Career Advice

Is Your State Of Mind Hurting Your Job Satisfaction?

Shawn Achor is teaching executives at a major investment bank in New York and workers at Adobe software in California to start their day with a little gratitude and praise. And he’s using the same techniques in his work and life.

“The very first thing they do is write down three things they’re grateful for,” said Achor, the author of The Happiness Advantage (subtitled: The Seven Principles of Positive Psychology That Fuel Success and Performance at Work). Their list stays on their desks, and they see it growing day by day, and their brains are scanning the world for the good in their work world. Once they raise their optimism, they increase their productivity too, he said.

Then when they first open their email inbox, before they start plowing through messages, they are expected to send one short – two sentence – email praising someone on their team, or among their family and friends.

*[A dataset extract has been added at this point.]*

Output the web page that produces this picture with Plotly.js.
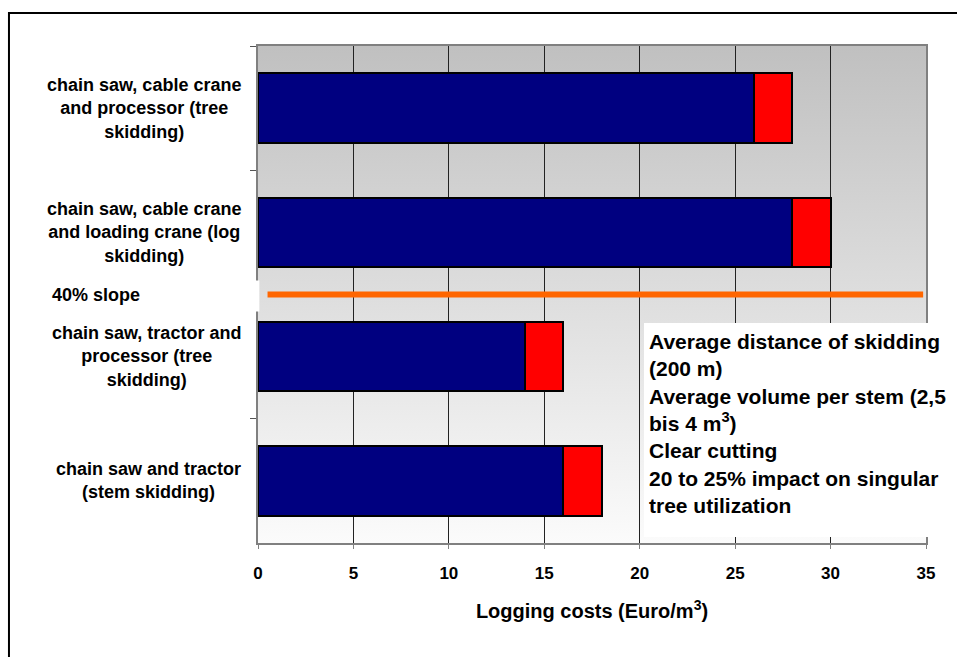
<!DOCTYPE html>
<html>
<head>
<meta charset="utf-8">
<script src="https://cdn.plot.ly/plotly-3.0.1.min.js"></script>
<style>html,body{margin:0;padding:0;background:#fff;}#chart{width:957px;height:657px;}</style>
</head>
<body>
<div id="chart"></div>
<script>
// ---- data ----
var categories = [
  "chain saw, cable crane<br>and processor (tree<br>skidding)",
  "chain saw, cable crane<br>and loading crane (log<br>skidding)",
  "chain saw, tractor and<br>processor (tree<br>skidding)",
  "chain saw and tractor<br>(stem skidding)"
];
var baseCosts = [26, 28, 14, 16];
var extraCosts = [2, 2, 2, 2];
var xTicks = [0, 5, 10, 15, 20, 25, 30, 35];
var slopeLabel = "40% slope";
var noteLines = [
  "Average distance of skidding",
  "(200 m)",
  "Average volume per stem (2,5",
  "bis 4 m<sup>3</sup>)",
  "Clear cutting",
  "20 to 25% impact on singular",
  "tree utilization"
];
var xTitle = "Logging costs (Euro/m<sup>3</sup>)";

var FONT = "Liberation Sans, Arial, sans-serif";

var traces = [
  {type: "bar", orientation: "h", y: categories, x: baseCosts, name: "base",
   marker: {color: "#000080", line: {color: "#000", width: 2}}, hoverinfo: "x"},
  {type: "bar", orientation: "h", y: categories, x: extraCosts, name: "extra",
   marker: {color: "#ff0000", line: {color: "#000", width: 2}}, hoverinfo: "x"}
];

var gradSvg = '<svg xmlns="http://www.w3.org/2000/svg" width="10" height="100" viewBox="0 0 10 100" preserveAspectRatio="none">' +
  '<defs><linearGradient id="g" x1="0" y1="0" x2="0" y2="1"><stop offset="0" stop-color="#c0c0c0"/><stop offset="1" stop-color="#fbfbfb"/></linearGradient></defs>' +
  '<rect x="0" y="0" width="10" height="100" fill="url(#g)"/></svg>';

var annotations = categories.map(function (c) {
  return {xref: "paper", yref: "y", x: -0.0225, y: c, xanchor: "right", yanchor: "middle",
    align: "center", showarrow: false, text: c,
    font: {family: FONT, size: 18, color: "#000", weight: "bold"}};
});
annotations.push({xref: "paper", yref: "y", x: -0.311, y: 1.5, xanchor: "left", yanchor: "middle",
  showarrow: false, text: slopeLabel, font: {family: FONT, size: 18, color: "#000", weight: "bold"}});
annotations.push({xref: "paper", yref: "paper", x: 0.5818, y: 0.4326, xanchor: "left", yanchor: "top",
  align: "left", showarrow: false, text: noteLines.join("<br>"),
  font: {family: FONT, size: 21, color: "#000", weight: "bold"}});

var shapes = [
  // white patch for slope band hiding axis
  {type: "rect", xref: "paper", yref: "y", x0: -0.35, x1: 0.002, y0: 1.387, y1: 1.637,
   fillcolor: "#fff", line: {width: 0}, layer: "above"},
  // slope line
  {type: "line", xref: "x", yref: "y", x0: 0.5, x1: 34.85, y0: 1.5, y1: 1.5,
   line: {color: "#ff6600", width: 6}, layer: "above"},
  // note box background
  {type: "rect", xref: "paper", yref: "paper", x0: 0.5778, x1: 1.2, y0: 0.0121, y1: 0.4426,
   fillcolor: "#fff", line: {width: 0}, layer: "above"},
  // outer border
  {type: "rect", xref: "paper", yref: "paper", x0: -0.3728, x1: 1.2, y0: -0.5, y1: 1.0664,
   fillcolor: "rgba(0,0,0,0)", line: {color: "#000", width: 2}, layer: "above"}
];

var layout = {
  width: 957, height: 657,
  margin: {l: 258, r: 31, t: 46, b: 114, pad: 0},
  paper_bgcolor: "#fff",
  plot_bgcolor: "rgba(0,0,0,0)",
  showlegend: false,
  barmode: "stack",
  bargap: 0.44,
  font: {family: FONT, color: "#000"},
  images: [{source: "data:image/svg+xml;charset=utf-8," + encodeURIComponent(gradSvg),
    xref: "paper", yref: "paper", x: 0, y: 1, sizex: 1, sizey: 1,
    xanchor: "left", yanchor: "top", sizing: "stretch", layer: "below"}],
  xaxis: {
    range: [0, 35], tickvals: xTicks, ticktext: xTicks.map(String),
    showgrid: true, gridcolor: "#222", gridwidth: 1, zeroline: false,
    showline: true, linecolor: "#808080", linewidth: 2, mirror: true,
    ticks: "outside", ticklen: 4, tickcolor: "#808080", tickwidth: 1,
    ticklabelstandoff: 10,
    tickfont: {family: FONT, size: 17, color: "#000", weight: "bold"},
    title: {text: xTitle, font: {family: FONT, size: 20, color: "#000", weight: "bold"}, standoff: 22}
  },
  yaxis: {
    type: "category", range: [3.5, -0.5], tickson: "boundaries",
    showticklabels: false, showgrid: false, zeroline: false,
    showline: true, linecolor: "#808080", linewidth: 2, mirror: true,
    ticks: "outside", ticklen: 6, tickcolor: "#555", tickwidth: 1
  },
  annotations: annotations,
  shapes: shapes
};

Plotly.newPlot("chart", traces, layout, {displayModeBar: false, staticPlot: true});
</script>
</body>
</html>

They’re doing this partly because Achor has a book chock full of scientific studies and research that shows people who feel good about themselves and their situations are more productive and successful. The key point: Happiness leads to success, even though we’re taught the reverse.

“We have scientific evidence that links happiness to the bottom line. The greatest competitive advantage in the modern workplace is a positive and engaged workforce,” said Achor, a former Harvard University teaching fellow.

He uses a daily checklist of activities to assure his happiness and success and to charge his batteries. His list includes:

  • GRATITUDE.  He also writes down “three gratitudes” from daily life.
  • EXERCISE. He’s vigilant about scheduling in time to exercise, usually. Shawn uses tennis and weight lifting as his main forms of exercise. And he also plays guitar and writes in his journal as other regular forms of happiness exercises.
  • MEDITATE.  Five minutes of meditation serve as a short break from daily tasks. He would like to meditate longer, but says five minutes is the “lowest level at which we can get an impact.”  Often, his “aha moments” arrive afterward.

“I see so many people who research happiness who are not happy themselves,” he said. They work too hard, as he does sometimes as a consultant and entrepreneur. So Achor uses a whiteboard at home to track the happiness habits he’s building and to check them off day by day.

“When I do it, I find that my day is more positive…. Your brain realizes that you’re successful. You’re tackling these things. You’ve been successful in one domain and I bet you can be successful everywhere,” he said.

“Happiness is actually a precursor to a greater level of success,” Achor said. So on those days when you’re trying to work harder and faster, take time for a little joy and a little breath. If winter’s cold gray days seem to turn your happiness cold and grumpy, he suggests reminding yourself you have a comfortable home and a thick coat, which is much more than some others. “Focus on the warm boots, not the cold weather.”